Many Americans have incorporated nursing-home visits into their December routines. But often, it is not by choice. No matter how caring the staff or festive the decorations, families and residents alike typically wish for a better alternative--if not home itself, then something more like it. To those doing the wishing, these longings may feel hopelessly isolated. But quietly, like mounding snow, they are taking collective shape.
Consider: In Vermont, a new program called Choices for Care allows government dollars to pay for home care rather than nursing homes.
In more than 100 communities across the nation, neighborhoods are banding together to pay for services that can help older people remain in their homes longer. Such organizations charge dues to cover an array of services, from transportation to home repairs.

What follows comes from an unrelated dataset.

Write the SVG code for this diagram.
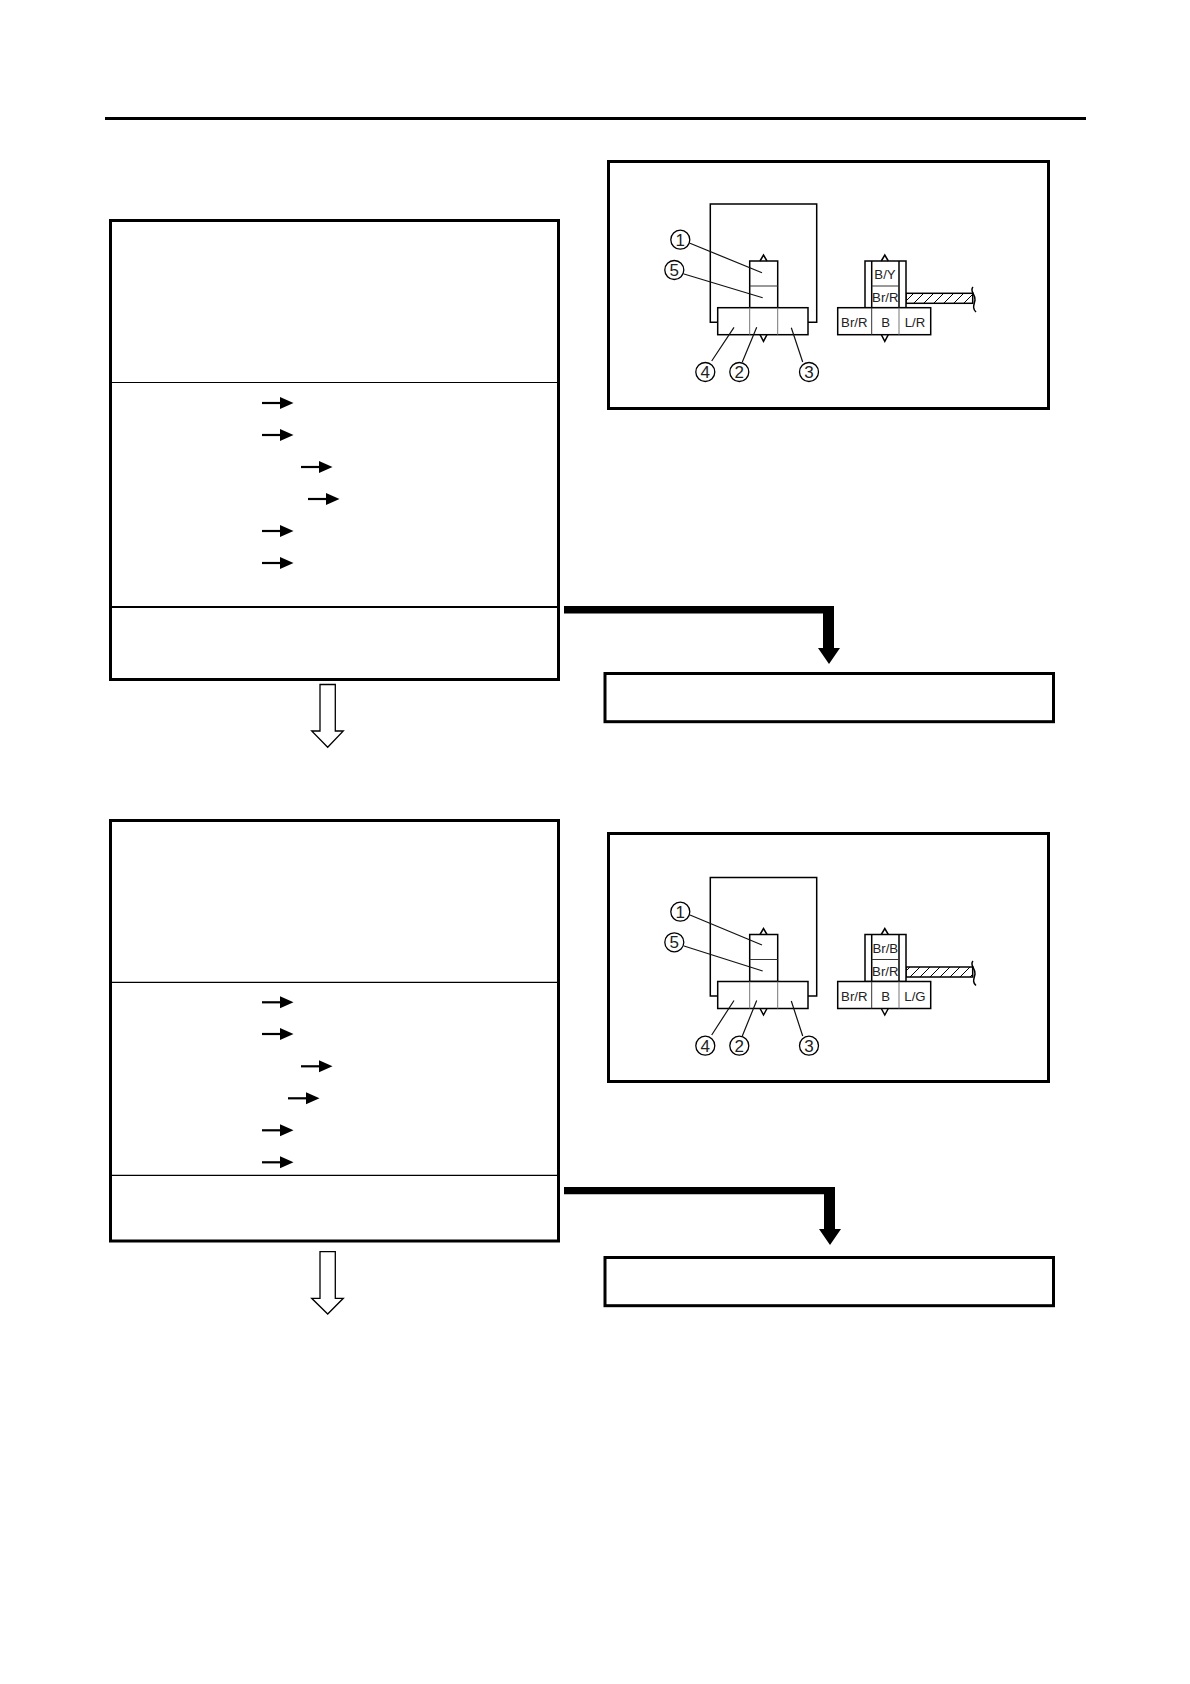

In Massachusetts, an association of nonprofit organizations has begun setting up small group homes for frail or disabled elderly people. The homes are in residential neighborhoods rather than attached to health-care complexes, and include a live-in aide who can assist with special needs. The residents are people who can no longer live on their own but who thrive with a degree of independence they would not get in a nursing home.
Gay elderly people who have felt themselves shunned in traditional nursing homes--and sometimes packed off to live with the severely disabled--are finding more adult facilities specifically geared toward them. In some places, caregivers are receiving special training in how to deal more sensitively with this population.
All of these efforts are in their early stages. But they are bound to pick up steam as baby boomers age and increasingly demand more humane setups for the aged. So far, their demands are being made on behalf of their parents. But soon they will be speaking up for themselves, and in the longer run, for their children.